EXERCISE DIRECTIONS: Leave out any pictures and transcribe all other data below exactly.

MATERIAL:
——

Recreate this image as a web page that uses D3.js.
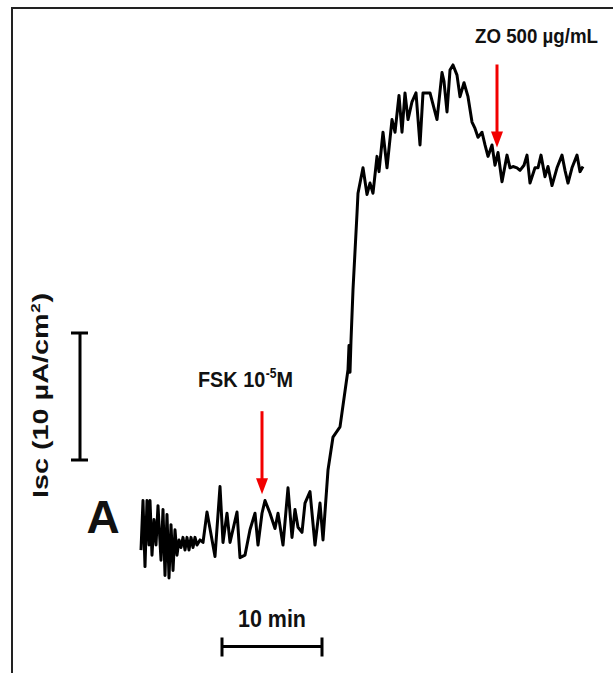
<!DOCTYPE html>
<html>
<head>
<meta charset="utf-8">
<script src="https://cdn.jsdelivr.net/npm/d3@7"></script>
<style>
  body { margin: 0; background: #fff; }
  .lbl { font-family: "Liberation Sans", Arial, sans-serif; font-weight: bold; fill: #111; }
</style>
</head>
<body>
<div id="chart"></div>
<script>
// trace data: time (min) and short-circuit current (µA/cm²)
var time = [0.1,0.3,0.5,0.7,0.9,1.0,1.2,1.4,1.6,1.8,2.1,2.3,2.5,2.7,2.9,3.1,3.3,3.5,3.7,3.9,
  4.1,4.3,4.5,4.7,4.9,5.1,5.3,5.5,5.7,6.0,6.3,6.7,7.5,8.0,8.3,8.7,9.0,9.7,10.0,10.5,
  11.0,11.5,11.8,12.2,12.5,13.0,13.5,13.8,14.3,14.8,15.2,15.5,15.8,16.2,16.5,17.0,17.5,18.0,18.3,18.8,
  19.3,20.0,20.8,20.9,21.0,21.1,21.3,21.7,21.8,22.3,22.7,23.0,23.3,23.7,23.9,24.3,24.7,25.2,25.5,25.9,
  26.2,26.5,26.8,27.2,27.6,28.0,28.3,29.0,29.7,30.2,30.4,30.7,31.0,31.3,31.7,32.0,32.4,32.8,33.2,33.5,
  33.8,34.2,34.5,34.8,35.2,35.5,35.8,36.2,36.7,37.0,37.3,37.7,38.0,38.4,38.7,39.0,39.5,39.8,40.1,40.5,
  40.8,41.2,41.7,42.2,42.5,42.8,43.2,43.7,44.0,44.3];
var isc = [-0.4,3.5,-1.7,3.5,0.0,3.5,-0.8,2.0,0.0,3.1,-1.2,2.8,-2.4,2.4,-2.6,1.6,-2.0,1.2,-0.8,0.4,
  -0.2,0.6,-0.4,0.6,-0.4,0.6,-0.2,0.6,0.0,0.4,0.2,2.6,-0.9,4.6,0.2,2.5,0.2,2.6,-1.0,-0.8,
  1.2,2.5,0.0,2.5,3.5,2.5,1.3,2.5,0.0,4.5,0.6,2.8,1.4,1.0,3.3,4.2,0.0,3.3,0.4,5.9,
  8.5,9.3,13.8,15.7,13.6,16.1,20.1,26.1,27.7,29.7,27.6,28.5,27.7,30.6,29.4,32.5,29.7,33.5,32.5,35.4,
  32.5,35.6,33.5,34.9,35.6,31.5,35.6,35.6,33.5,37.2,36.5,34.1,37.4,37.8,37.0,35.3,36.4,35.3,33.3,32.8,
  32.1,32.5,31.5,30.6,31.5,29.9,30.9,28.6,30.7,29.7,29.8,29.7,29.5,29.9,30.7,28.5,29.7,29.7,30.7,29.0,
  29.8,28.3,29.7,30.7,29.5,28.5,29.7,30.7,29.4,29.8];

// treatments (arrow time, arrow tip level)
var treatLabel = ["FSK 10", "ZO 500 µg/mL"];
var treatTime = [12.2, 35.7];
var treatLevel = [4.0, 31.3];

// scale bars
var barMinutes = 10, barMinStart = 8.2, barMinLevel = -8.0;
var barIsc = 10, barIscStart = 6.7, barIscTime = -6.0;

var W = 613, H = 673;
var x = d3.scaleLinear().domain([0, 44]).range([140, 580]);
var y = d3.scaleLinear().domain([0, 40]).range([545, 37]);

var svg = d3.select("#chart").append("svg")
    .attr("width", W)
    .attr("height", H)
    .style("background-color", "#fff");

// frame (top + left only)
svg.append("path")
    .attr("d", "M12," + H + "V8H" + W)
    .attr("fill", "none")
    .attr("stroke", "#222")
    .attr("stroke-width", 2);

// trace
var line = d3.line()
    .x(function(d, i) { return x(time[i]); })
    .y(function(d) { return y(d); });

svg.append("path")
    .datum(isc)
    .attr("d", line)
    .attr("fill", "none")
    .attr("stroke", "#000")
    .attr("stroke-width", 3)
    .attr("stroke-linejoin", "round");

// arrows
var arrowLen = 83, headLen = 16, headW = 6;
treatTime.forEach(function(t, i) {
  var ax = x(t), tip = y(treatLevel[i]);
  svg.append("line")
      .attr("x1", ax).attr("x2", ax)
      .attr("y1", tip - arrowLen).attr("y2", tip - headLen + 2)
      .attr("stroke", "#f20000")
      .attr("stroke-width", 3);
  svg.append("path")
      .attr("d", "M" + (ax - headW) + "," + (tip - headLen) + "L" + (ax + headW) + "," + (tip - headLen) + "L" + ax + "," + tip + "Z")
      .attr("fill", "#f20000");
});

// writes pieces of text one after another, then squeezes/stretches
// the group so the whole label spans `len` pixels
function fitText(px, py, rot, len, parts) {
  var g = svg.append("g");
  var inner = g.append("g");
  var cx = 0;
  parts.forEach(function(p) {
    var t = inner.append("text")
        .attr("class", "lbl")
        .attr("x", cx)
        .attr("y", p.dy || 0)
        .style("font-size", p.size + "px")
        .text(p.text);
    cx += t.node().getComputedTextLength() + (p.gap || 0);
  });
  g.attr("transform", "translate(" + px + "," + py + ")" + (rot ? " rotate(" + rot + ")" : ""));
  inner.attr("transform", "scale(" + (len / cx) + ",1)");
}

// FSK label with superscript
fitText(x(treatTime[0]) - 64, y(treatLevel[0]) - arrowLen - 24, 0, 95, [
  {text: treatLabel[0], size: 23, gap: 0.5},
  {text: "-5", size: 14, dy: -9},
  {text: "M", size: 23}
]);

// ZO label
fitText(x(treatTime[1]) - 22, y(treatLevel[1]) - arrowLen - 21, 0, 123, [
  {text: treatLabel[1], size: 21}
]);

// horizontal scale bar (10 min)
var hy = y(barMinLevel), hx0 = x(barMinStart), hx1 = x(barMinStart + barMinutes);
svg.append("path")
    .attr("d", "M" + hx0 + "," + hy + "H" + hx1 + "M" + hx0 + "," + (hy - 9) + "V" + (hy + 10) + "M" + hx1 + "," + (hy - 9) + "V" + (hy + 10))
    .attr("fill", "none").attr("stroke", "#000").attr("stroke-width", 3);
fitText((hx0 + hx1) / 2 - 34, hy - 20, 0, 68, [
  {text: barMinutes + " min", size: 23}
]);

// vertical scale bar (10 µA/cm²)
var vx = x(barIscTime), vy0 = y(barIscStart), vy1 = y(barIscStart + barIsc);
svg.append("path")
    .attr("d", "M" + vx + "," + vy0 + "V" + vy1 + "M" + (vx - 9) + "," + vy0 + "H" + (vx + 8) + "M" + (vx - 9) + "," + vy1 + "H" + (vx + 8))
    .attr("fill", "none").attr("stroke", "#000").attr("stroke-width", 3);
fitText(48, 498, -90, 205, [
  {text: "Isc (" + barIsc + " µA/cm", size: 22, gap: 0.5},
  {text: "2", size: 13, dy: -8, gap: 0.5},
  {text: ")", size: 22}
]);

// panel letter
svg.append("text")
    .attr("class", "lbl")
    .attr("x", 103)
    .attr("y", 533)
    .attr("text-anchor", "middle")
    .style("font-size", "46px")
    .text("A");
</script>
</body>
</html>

——

CORRECT RESULT:
Recreate this image as a web page that uses D3.js.
<!DOCTYPE html>
<html>
<head>
<meta charset="utf-8">
<script src="https://cdn.jsdelivr.net/npm/d3@7"></script>
<style>
  body { margin: 0; background: #fff; }
  .lbl { font-family: "Liberation Sans", Arial, sans-serif; font-weight: bold; fill: #111; }
</style>
</head>
<body>
<div id="chart"></div>
<script>
// trace data: time (min) and short-circuit current (µA/cm²)
var time = [0.1,0.3,0.5,0.7,0.9,1.0,1.2,1.4,1.6,1.8,2.1,2.3,2.5,2.7,2.9,3.1,3.3,3.5,3.7,3.9,
  4.1,4.3,4.5,4.7,4.9,5.1,5.3,5.5,5.7,6.0,6.3,6.7,7.5,8.0,8.3,8.7,9.0,9.7,10.0,10.5,
  11.0,11.5,11.8,12.2,12.5,13.0,13.5,13.8,14.3,14.8,15.2,15.5,15.8,16.2,16.5,17.0,17.5,18.0,18.3,18.8,
  19.3,20.0,20.8,20.9,21.0,21.1,21.3,21.7,21.8,22.3,22.7,23.0,23.3,23.7,23.9,24.3,24.7,25.2,25.5,25.9,
  26.2,26.5,26.8,27.2,27.6,28.0,28.3,29.0,29.7,30.2,30.4,30.7,31.0,31.3,31.7,32.0,32.4,32.8,33.2,33.5,
  33.8,34.2,34.5,34.8,35.2,35.5,35.8,36.2,36.7,37.0,37.3,37.7,38.0,38.4,38.7,39.0,39.5,39.8,40.1,40.5,
  40.8,41.2,41.7,42.2,42.5,42.8,43.2,43.7,44.0,44.3];
var isc = [-0.4,3.5,-1.7,3.5,0.0,3.5,-0.8,2.0,0.0,3.1,-1.2,2.8,-2.4,2.4,-2.6,1.6,-2.0,1.2,-0.8,0.4,
  -0.2,0.6,-0.4,0.6,-0.4,0.6,-0.2,0.6,0.0,0.4,0.2,2.6,-0.9,4.6,0.2,2.5,0.2,2.6,-1.0,-0.8,
  1.2,2.5,0.0,2.5,3.5,2.5,1.3,2.5,0.0,4.5,0.6,2.8,1.4,1.0,3.3,4.2,0.0,3.3,0.4,5.9,
  8.5,9.3,13.8,15.7,13.6,16.1,20.1,26.1,27.7,29.7,27.6,28.5,27.7,30.6,29.4,32.5,29.7,33.5,32.5,35.4,
  32.5,35.6,33.5,34.9,35.6,31.5,35.6,35.6,33.5,37.2,36.5,34.1,37.4,37.8,37.0,35.3,36.4,35.3,33.3,32.8,
  32.1,32.5,31.5,30.6,31.5,29.9,30.9,28.6,30.7,29.7,29.8,29.7,29.5,29.9,30.7,28.5,29.7,29.7,30.7,29.0,
  29.8,28.3,29.7,30.7,29.5,28.5,29.7,30.7,29.4,29.8];

// treatments (arrow time, arrow tip level)
var treatLabel = ["FSK 10", "ZO 500 µg/mL"];
var treatTime = [12.2, 35.7];
var treatLevel = [4.0, 31.3];

// scale bars
var barMinutes = 10, barMinStart = 8.2, barMinLevel = -8.0;
var barIsc = 10, barIscStart = 6.7, barIscTime = -6.0;

var W = 613, H = 673;
var x = d3.scaleLinear().domain([0, 44]).range([140, 580]);
var y = d3.scaleLinear().domain([0, 40]).range([545, 37]);

var svg = d3.select("#chart").append("svg")
    .attr("width", W)
    .attr("height", H)
    .style("background-color", "#fff");

// frame (top + left only)
svg.append("path")
    .attr("d", "M12," + H + "V8H" + W)
    .attr("fill", "none")
    .attr("stroke", "#222")
    .attr("stroke-width", 2);

// trace
var line = d3.line()
    .x(function(d, i) { return x(time[i]); })
    .y(function(d) { return y(d); });

svg.append("path")
    .datum(isc)
    .attr("d", line)
    .attr("fill", "none")
    .attr("stroke", "#000")
    .attr("stroke-width", 3)
    .attr("stroke-linejoin", "round");

// arrows
var arrowLen = 83, headLen = 16, headW = 6;
treatTime.forEach(function(t, i) {
  var ax = x(t), tip = y(treatLevel[i]);
  svg.append("line")
      .attr("x1", ax).attr("x2", ax)
      .attr("y1", tip - arrowLen).attr("y2", tip - headLen + 2)
      .attr("stroke", "#f20000")
      .attr("stroke-width", 3);
  svg.append("path")
      .attr("d", "M" + (ax - headW) + "," + (tip - headLen) + "L" + (ax + headW) + "," + (tip - headLen) + "L" + ax + "," + tip + "Z")
      .attr("fill", "#f20000");
});

// writes pieces of text one after another, then squeezes/stretches
// the group so the whole label spans `len` pixels
function fitText(px, py, rot, len, parts) {
  var g = svg.append("g");
  var inner = g.append("g");
  var cx = 0;
  parts.forEach(function(p) {
    var t = inner.append("text")
        .attr("class", "lbl")
        .attr("x", cx)
        .attr("y", p.dy || 0)
        .style("font-size", p.size + "px")
        .text(p.text);
    cx += t.node().getComputedTextLength() + (p.gap || 0);
  });
  g.attr("transform", "translate(" + px + "," + py + ")" + (rot ? " rotate(" + rot + ")" : ""));
  inner.attr("transform", "scale(" + (len / cx) + ",1)");
}

// FSK label with superscript
fitText(x(treatTime[0]) - 64, y(treatLevel[0]) - arrowLen - 24, 0, 95, [
  {text: treatLabel[0], size: 23, gap: 0.5},
  {text: "-5", size: 14, dy: -9},
  {text: "M", size: 23}
]);

// ZO label
fitText(x(treatTime[1]) - 22, y(treatLevel[1]) - arrowLen - 21, 0, 123, [
  {text: treatLabel[1], size: 21}
]);

// horizontal scale bar (10 min)
var hy = y(barMinLevel), hx0 = x(barMinStart), hx1 = x(barMinStart + barMinutes);
svg.append("path")
    .attr("d", "M" + hx0 + "," + hy + "H" + hx1 + "M" + hx0 + "," + (hy - 9) + "V" + (hy + 10) + "M" + hx1 + "," + (hy - 9) + "V" + (hy + 10))
    .attr("fill", "none").attr("stroke", "#000").attr("stroke-width", 3);
fitText((hx0 + hx1) / 2 - 34, hy - 20, 0, 68, [
  {text: barMinutes + " min", size: 23}
]);

// vertical scale bar (10 µA/cm²)
var vx = x(barIscTime), vy0 = y(barIscStart), vy1 = y(barIscStart + barIsc);
svg.append("path")
    .attr("d", "M" + vx + "," + vy0 + "V" + vy1 + "M" + (vx - 9) + "," + vy0 + "H" + (vx + 8) + "M" + (vx - 9) + "," + vy1 + "H" + (vx + 8))
    .attr("fill", "none").attr("stroke", "#000").attr("stroke-width", 3);
fitText(48, 498, -90, 205, [
  {text: "Isc (" + barIsc + " µA/cm", size: 22, gap: 0.5},
  {text: "2", size: 13, dy: -8, gap: 0.5},
  {text: ")", size: 22}
]);

// panel letter
svg.append("text")
    .attr("class", "lbl")
    .attr("x", 103)
    .attr("y", 533)
    .attr("text-anchor", "middle")
    .style("font-size", "46px")
    .text("A");
</script>
</body>
</html>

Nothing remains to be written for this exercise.